A photo of the Conference at Night painting on display at Wichita Art Museum
Edward Hopper, Conference at Night, 1949. Oil on canvas, 28 1/4 x 40 5/16 inches.
Wichita Art Museum, Roland P. Murdock Collection

Conference at Night

by Edward Hopper (1882–1967)
on view in the Excel/Cargill Cares Gallery

Considered one of the greats of twentieth century painting, Hopper completed this oil on canvas in 1949.

According to WAM: This painting is classic Hopper in its theme of voyeuristic glimpses of the city at night and its masterful exposition of such favored compositional devices as an open window, a near-empty room in a utilitarian structure, strongly-directed light from an unseen source, and anonymous figures engaged in some undefined yet intense social exchange to create an arresting psychological drama.

 

Living History Exhibit at Wichita Art Museum

Living History

by Beth Lipman (1971-)
being installed April 2022 in Boeing Foyer entry

The Wichita Art Museum commissioned this new, 14 feet long by 8 feet wide by 10 feet tall public sculpture by Lipman, considered a star of the contemporary art world. Consisting of nearly 3 tons of glass, wood, ceramic and metal, the piece is designed to reference the history, ecology and culture of Wichita and surrounding areas.

According to WAM: Living History recreates plants, grasses and rock formations found in the nearby Flint Hills. It also nods to iconic artwork in the museum’s collection, including barber poles from WAM’s Americana collection and vertical forms from artist Louise Nevelson’s Night Sun III sculpture on view in the Sam and Rie Bloomfield Gallery on the museum’s second floor. Combining ancient and modern forms, Living History explores issues of time—the fleeting impermanence of human life contrasted with the unimaginable expanse of geologic time—to depict the past, present and future of the Southwest Kansas prairie.

 

A photo of the East River painting on display at Wichita Art MuseumGeorgia O’Keeffe, East River No. 1, 1926. Oil on linen, 12 1/8 x 31 ⅛ inches.
Wichita Art Museum, Museum purchase, 
Friends of the Wichita Art Museum

East River No. 1 

by Georgia O’Keeffe (1887–1986)
on view in the Excel/Cargill Cares Gallery

The acquisition of this 1926 oil on linen painting holds a special place in the hearts of the Wichita Art Museum volunteer community. The volunteer alliance raised the funds for the 1979 purchase of a significant painting by O’Keeffe to fill what was considered a painful gap in the museum’s otherwise excellent representation of the Alfred Stieglitz circle of artists.

According to WAM: One of the reasons that Georgia O’Keeffe is recognized as a premier American modernist was the voracity of her genius, her eagerness to grasp so many dimensions of modernist vision and the range of her curiosity in her search for the essence of American experience.
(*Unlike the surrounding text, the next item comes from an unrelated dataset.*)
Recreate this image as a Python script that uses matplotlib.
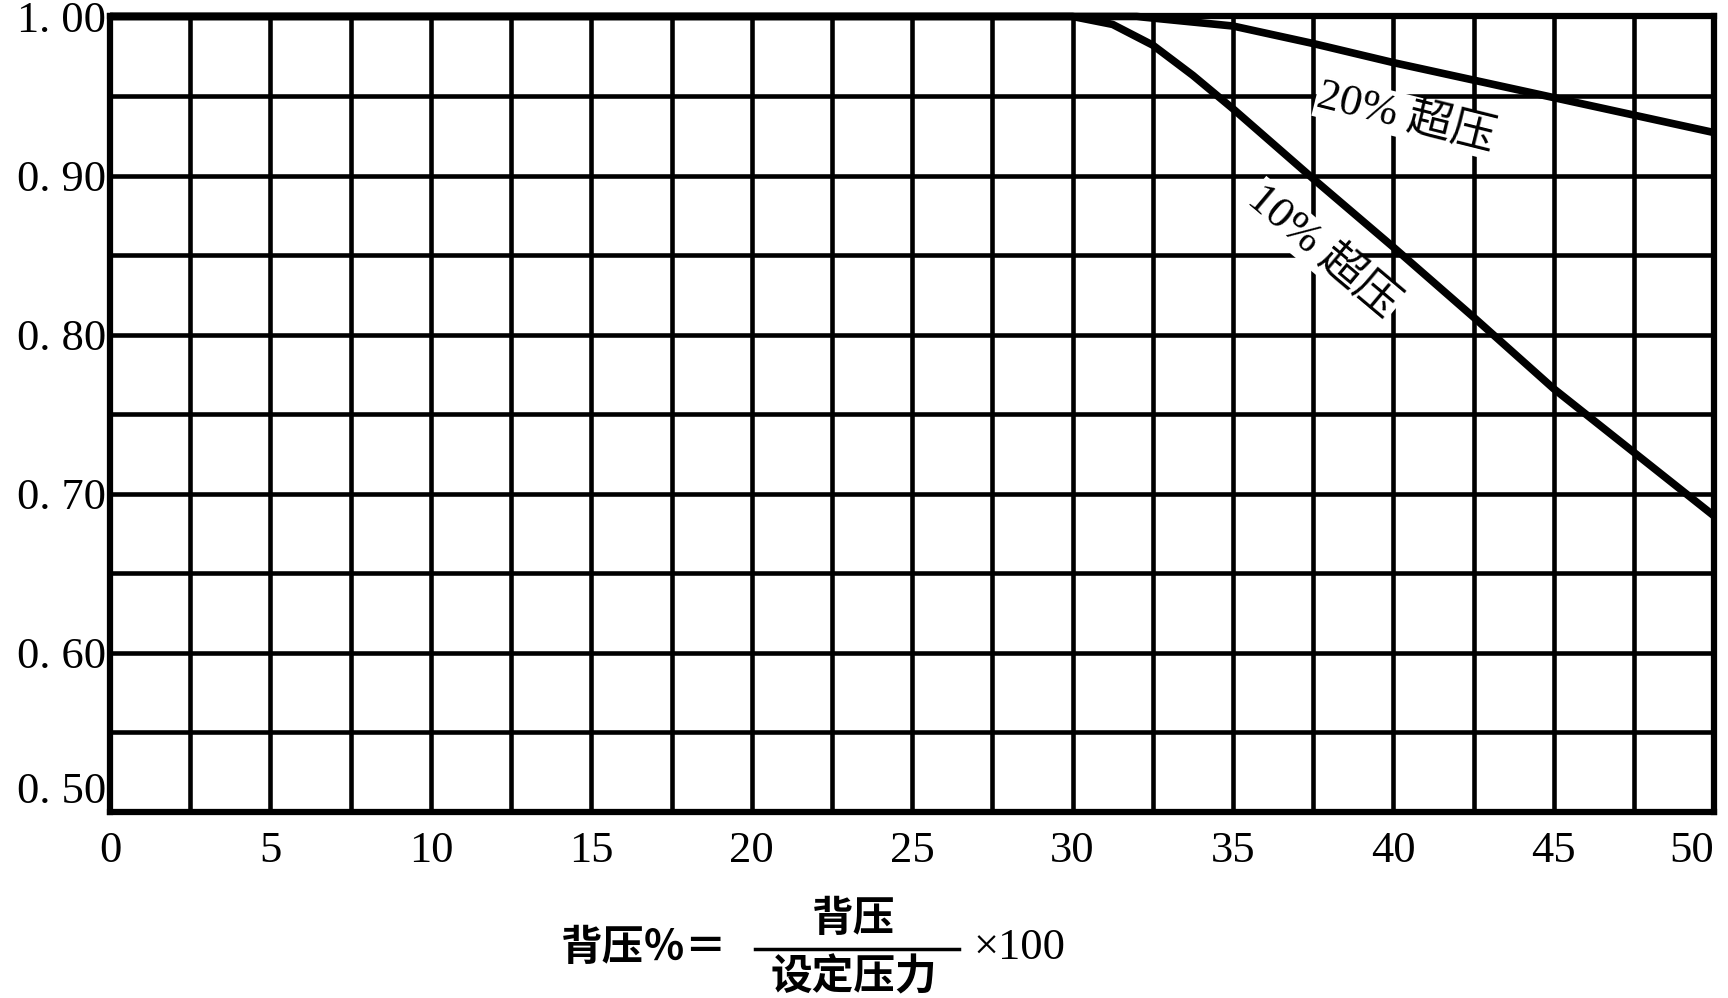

East River No. 1, depicting the view from the window of her 30th floor apartment in the new Shelton Hotel, Manhattan, New York, and the series of six images to which it belongs, represents one of the most realistic approaches in her stylistic spectrum.

 

A photo of the Smoking Cattle Out of the Breaks painting on display at Wichita Art Museum
Charles M. Russell, Smoking Cattle Out of the Breaks, 1912. Oil on canvas, 30 ¼ x 33 inches.
Wichita Art Museum, M. C. Naftzger Collection

Smoking Cattle Out of the Breaks

by Charles Russell (1864–1926)
on view in the Charles M. Russell Gallery

Charles Marion Russell is one of the premier artists of the historic American West. The Wichita Art Museum holds a prized collection by Russell, thanks to the generosity of passionate collector and museum leader M.C. Naftzger (1884–1972) and his family.

According to WAM: Russell’s firsthand experience outdoors as a ranch hand and with Native Americans lends important authenticity to his distinctive realism, and it contributed to his strong reputation for careful accuracy.

 

Note that the Wichita Art Museum rotates what pieces from its collection are on display and occasionally loans out works of art; be sure to check the museum’s online Collection Explorer tab to verify the display status of specific art you’re traveling to see.